Gemeinschaft mit dem Herrn
Der Herr Jesus lud die sieben Jünger ein: «Kommt her, frühstückt!» Dieses Frühstück spricht von der wiedererlangten Gemeinschaft des Volkes Israel mit dem Herrn. Das ist sehr schön zu sehen. In dieser gemeinsamen Mahlzeit sehen wir, wie die Gläubigen aus Israel in einer wunderbaren Beziehung zu ihrem Messias stehen werden. Eine lange Zeit war diese Beziehung unterbrochen. Doch in der Zukunft wird sie völlig wiederhergestellt sein.

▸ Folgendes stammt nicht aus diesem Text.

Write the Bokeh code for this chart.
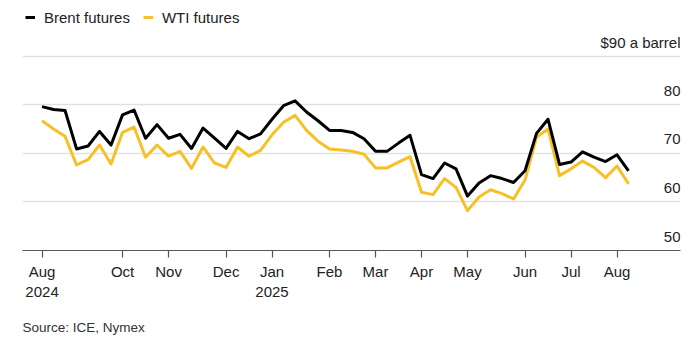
from bokeh.plotting import figure
from bokeh.models import ColumnDataSource, FixedTicker, Legend, LegendItem, Range1d, Title
from bokeh.core.properties import value
from bokeh.embed import file_html
from bokeh.resources import INLINE

# Weekly futures prices, $ a barrel (Aug 2024 - Aug 2025)
brent = [79.6, 79.0, 78.8, 70.9, 71.5, 74.5, 71.7, 77.9, 78.9, 73.1,
         75.9, 73.1, 73.9, 71.0, 75.2, 73.1, 71.0, 74.5, 73.0, 74.0,
         77.0, 79.8, 80.8, 78.5, 76.7, 74.7, 74.7, 74.3, 73.0, 70.4,
         70.4, 72.1, 73.7, 65.6, 64.8, 68.0, 66.8, 61.2, 63.9, 65.4,
         64.8, 64.0, 66.4, 74.1, 77.0, 67.7, 68.2, 70.3, 69.2, 68.3,
         69.7, 66.4]
wti = [76.7, 75.0, 73.5, 67.6, 68.7, 71.7, 67.8, 74.3, 75.4, 69.2,
       71.7, 69.4, 70.4, 66.9, 71.3, 68.0, 67.1, 71.3, 69.4, 70.6,
       73.8, 76.4, 77.8, 74.7, 72.5, 70.9, 70.7, 70.4, 69.8, 67.0,
       67.0, 68.2, 69.3, 62.0, 61.5, 64.8, 63.0, 58.2, 61.0, 62.5,
       61.7, 60.6, 64.5, 73.3, 75.0, 65.4, 66.8, 68.4, 67.1, 65.0,
       67.4, 63.7]
week = list(range(len(brent)))

tick_idx = [0, 7, 11, 16, 20, 25, 29, 33, 37, 42, 46, 50]
tick_labels = ["Aug\n2024", "Oct", "Nov", "Dec", "Jan\n2025", "Feb", "Mar",
               "Apr", "May", "Jun", "Jul", "Aug"]

y_ticks = [50, 60, 70, 80, 90]
y_labels = ["50", "60", "70", "80", "$90 a barrel"]
grid_ticks = [60, 70, 80, 90]

FONT = "Liberation Sans"
TXT = "#222222"
YELLOW = "#f6c026"

x_start, x_end = -1.70, 55.52
p = figure(width=700, height=351, output_backend="svg", toolbar_location=None,
           x_range=Range1d(x_start, x_end), y_range=Range1d(50, 101.44),
           min_border_left=22, min_border_right=20, min_border_top=0,
           min_border_bottom=101)
p.outline_line_color = None
p.background_fill_color = "white"
p.border_fill_color = "white"
p.xgrid.visible = False
p.yaxis.visible = False
p.ygrid.ticker = FixedTicker(ticks=grid_ticks)
p.ygrid.grid_line_color = "#e1e1e1"
p.ygrid.grid_line_width = 1.5

src = ColumnDataSource(dict(week=week, brent=brent, wti=wti))
r_wti = p.line("week", "wti", source=src, line_color=YELLOW, line_width=3, line_join="round")
r_brent = p.line("week", "brent", source=src, line_color="black", line_width=3, line_join="round")

# y labels sitting above the gridlines at the right edge
p.text(x=[x_end] * len(y_ticks), y=y_ticks, text=y_labels,
       text_align="right", text_baseline="alphabetic", y_offset=-14,
       text_font=value(FONT), text_font_size="15px", text_color=TXT)

xa = p.xaxis[0]
xa.ticker = FixedTicker(ticks=tick_idx)
xa.major_label_overrides = {t: l for t, l in zip(tick_idx, tick_labels)}
xa.axis_line_color = "#555555"
xa.axis_line_width = 1.2
xa.major_tick_line_color = "#555555"
xa.major_tick_line_width = 1.2
xa.major_tick_out = 7
xa.major_tick_in = 0
xa.minor_tick_line_color = None
xa.major_label_standoff = 5
xa.major_label_text_font = FONT
xa.major_label_text_font_size = "15px"
xa.major_label_text_color = TXT

legend = Legend(items=[LegendItem(label="Brent futures", renderers=[r_brent]),
                       LegendItem(label="WTI futures", renderers=[r_wti])],
                orientation="horizontal", location=(3, 223), padding=0, margin=0,
                spacing=13, label_standoff=9, glyph_width=10, glyph_height=20,
                label_text_font=FONT, label_text_font_size="15px",
                label_text_color=TXT, border_line_alpha=0, background_fill_alpha=0)
p.add_layout(legend)

src_title = Title(text="Source: ICE, Nymex", align="left", text_font=FONT,
                  text_font_size="13.5px", text_font_style="normal",
                  text_color="#333333",
                  padding=dict(left=0, right=0, top=10, bottom=0))
p.add_layout(src_title, "below")

open("out.html", "w").write(file_html(p, INLINE))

Wunderbares Ergebnis: Das Volk Israel wird im ersehnten Hafen des Tausendjährigen Reichs mit dem Herrn Jesus Gemeinschaft haben und gläubige Menschen aus den Nationen kommen hinzu, um an diesem Segen teilzuhaben.
Schluss
Wie wunderbar und gross sind doch die Ergebnisse des Erlösungswerks, das der Herr Jesus am Kreuz vollbracht hat! Wir sind persönlich sehr glücklich, dass wir aufgrund dieses Werks Vergebung unserer Sünden besitzen und einmal im Haus des Vaters sein werden. Aber der Tod unseres Erlösers hat darüber hinaus weitreichende Auswirkungen auf andere Menschen zu anderen Zeiten.